_GIVEN DATA_
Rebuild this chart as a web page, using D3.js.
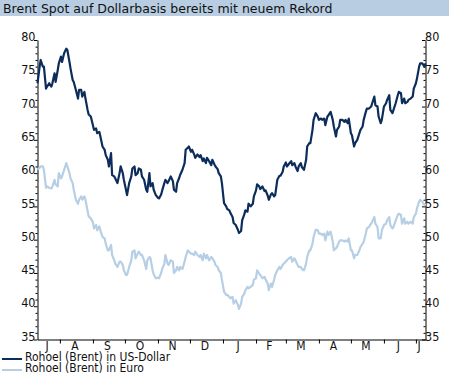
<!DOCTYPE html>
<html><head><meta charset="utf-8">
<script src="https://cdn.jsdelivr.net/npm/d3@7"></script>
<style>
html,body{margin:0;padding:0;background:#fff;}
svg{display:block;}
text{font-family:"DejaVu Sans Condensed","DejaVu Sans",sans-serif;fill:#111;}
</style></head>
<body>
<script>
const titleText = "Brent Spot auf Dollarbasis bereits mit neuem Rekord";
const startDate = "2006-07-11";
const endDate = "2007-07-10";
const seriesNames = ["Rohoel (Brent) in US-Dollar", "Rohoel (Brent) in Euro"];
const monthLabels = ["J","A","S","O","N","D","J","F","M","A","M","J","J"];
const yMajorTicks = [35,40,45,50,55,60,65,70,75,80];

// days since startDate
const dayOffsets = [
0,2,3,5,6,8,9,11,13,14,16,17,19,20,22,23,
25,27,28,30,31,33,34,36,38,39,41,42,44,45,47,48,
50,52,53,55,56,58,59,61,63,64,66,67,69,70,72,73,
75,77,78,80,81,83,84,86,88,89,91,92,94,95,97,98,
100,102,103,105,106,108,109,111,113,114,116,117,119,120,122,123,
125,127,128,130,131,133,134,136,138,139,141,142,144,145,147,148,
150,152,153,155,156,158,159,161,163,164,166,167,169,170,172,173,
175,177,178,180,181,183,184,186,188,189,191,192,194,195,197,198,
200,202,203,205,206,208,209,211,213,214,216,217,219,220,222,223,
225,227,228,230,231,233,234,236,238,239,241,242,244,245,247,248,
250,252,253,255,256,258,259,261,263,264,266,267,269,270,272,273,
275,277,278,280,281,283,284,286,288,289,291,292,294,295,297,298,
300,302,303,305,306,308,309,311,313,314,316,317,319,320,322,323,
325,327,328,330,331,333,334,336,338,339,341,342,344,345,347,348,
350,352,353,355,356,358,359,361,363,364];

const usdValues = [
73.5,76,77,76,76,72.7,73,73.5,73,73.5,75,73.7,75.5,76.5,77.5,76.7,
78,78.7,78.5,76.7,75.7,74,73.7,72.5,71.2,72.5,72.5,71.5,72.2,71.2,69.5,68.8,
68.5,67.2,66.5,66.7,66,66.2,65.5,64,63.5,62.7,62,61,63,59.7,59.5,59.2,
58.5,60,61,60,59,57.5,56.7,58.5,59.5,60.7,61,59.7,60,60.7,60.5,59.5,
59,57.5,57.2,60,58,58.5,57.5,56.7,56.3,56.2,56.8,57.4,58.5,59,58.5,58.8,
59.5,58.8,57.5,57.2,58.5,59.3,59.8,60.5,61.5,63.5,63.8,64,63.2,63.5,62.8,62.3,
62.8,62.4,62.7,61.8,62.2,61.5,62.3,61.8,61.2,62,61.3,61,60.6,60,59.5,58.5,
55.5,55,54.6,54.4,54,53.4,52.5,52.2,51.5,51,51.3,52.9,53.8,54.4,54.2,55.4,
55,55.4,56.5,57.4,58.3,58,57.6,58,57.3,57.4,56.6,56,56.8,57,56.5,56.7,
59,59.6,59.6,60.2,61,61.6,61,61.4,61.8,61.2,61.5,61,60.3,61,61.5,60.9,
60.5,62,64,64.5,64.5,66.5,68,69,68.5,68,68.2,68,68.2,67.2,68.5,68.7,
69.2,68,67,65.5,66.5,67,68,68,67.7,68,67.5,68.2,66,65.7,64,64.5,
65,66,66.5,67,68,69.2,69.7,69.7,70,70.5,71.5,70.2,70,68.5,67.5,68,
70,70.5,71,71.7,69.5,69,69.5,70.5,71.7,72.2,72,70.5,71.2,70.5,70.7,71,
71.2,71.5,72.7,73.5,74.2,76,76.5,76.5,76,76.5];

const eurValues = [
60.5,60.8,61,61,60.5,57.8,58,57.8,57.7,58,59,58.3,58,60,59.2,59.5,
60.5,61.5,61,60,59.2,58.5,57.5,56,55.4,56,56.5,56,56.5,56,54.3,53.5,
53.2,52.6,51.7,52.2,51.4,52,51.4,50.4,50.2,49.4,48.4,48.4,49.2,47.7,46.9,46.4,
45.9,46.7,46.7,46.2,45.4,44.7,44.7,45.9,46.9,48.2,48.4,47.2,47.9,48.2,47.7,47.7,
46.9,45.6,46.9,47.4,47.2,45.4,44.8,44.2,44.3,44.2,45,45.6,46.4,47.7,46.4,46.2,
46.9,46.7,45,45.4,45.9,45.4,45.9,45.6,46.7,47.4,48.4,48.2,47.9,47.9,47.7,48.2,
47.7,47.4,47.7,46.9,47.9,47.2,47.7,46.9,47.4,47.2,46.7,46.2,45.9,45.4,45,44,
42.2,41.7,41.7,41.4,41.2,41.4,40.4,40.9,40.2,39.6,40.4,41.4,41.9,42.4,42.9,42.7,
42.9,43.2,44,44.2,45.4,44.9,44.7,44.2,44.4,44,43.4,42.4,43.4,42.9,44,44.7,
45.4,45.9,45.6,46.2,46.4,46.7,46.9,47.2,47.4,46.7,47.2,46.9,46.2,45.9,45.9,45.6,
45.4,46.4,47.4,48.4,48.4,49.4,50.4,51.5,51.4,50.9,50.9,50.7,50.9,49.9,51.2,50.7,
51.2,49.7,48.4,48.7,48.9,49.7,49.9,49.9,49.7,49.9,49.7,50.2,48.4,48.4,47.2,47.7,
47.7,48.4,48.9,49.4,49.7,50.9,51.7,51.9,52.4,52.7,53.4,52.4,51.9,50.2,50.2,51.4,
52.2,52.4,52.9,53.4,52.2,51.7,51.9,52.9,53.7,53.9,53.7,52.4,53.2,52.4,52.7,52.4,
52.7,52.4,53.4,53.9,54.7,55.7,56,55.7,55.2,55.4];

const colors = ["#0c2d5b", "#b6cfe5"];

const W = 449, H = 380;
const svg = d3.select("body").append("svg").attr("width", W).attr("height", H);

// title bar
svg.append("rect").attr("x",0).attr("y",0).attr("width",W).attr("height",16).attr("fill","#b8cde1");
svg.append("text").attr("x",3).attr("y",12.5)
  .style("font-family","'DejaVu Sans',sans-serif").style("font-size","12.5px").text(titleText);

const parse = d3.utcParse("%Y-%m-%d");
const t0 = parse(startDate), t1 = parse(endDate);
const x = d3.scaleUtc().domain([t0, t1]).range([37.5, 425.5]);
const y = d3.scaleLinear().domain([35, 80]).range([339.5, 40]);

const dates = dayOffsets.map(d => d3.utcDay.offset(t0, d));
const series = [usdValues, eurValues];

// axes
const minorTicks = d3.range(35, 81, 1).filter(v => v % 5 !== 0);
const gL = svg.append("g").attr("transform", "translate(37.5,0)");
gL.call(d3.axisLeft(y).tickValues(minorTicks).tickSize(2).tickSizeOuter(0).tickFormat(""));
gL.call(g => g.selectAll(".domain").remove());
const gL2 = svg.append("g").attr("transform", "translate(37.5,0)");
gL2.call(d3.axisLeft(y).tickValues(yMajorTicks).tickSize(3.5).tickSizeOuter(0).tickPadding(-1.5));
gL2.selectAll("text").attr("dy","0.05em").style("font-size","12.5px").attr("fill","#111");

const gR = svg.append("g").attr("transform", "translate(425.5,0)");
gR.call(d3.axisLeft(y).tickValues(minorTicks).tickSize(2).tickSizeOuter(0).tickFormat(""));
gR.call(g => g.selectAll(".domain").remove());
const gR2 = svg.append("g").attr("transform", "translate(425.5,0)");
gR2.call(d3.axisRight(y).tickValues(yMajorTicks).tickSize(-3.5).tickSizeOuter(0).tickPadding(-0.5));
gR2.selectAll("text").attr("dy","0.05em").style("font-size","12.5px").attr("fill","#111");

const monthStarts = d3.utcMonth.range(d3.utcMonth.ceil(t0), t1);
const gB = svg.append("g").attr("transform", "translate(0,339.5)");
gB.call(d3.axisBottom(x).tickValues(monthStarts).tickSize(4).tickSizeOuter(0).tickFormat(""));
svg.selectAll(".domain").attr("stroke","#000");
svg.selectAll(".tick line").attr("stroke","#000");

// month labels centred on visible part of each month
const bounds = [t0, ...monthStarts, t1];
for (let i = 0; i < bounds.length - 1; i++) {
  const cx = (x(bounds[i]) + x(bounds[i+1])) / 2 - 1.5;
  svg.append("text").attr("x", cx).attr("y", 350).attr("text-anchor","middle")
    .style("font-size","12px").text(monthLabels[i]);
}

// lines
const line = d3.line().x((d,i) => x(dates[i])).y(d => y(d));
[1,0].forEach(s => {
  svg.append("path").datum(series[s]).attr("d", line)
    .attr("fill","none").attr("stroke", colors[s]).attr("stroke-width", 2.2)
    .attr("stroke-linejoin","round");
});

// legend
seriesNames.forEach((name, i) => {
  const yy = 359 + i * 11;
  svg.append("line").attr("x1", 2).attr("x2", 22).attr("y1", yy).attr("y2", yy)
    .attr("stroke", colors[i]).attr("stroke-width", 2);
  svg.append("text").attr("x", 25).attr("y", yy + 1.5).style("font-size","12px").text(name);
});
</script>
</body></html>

_YOUR OBJECTIVE_
Without the pictures, please reproduce each line of the listing above exactly, from the first one through the line bearing "const yMajorTicks = [35,40,45,50,55,60,65,70,75,80];".

_RESULT OF THE EXERCISE_
Rebuild this chart as a web page, using D3.js.
<!DOCTYPE html>
<html><head><meta charset="utf-8">
<script src="https://cdn.jsdelivr.net/npm/d3@7"></script>
<style>
html,body{margin:0;padding:0;background:#fff;}
svg{display:block;}
text{font-family:"DejaVu Sans Condensed","DejaVu Sans",sans-serif;fill:#111;}
</style></head>
<body>
<script>
const titleText = "Brent Spot auf Dollarbasis bereits mit neuem Rekord";
const startDate = "2006-07-11";
const endDate = "2007-07-10";
const seriesNames = ["Rohoel (Brent) in US-Dollar", "Rohoel (Brent) in Euro"];
const monthLabels = ["J","A","S","O","N","D","J","F","M","A","M","J","J"];
const yMajorTicks = [35,40,45,50,55,60,65,70,75,80];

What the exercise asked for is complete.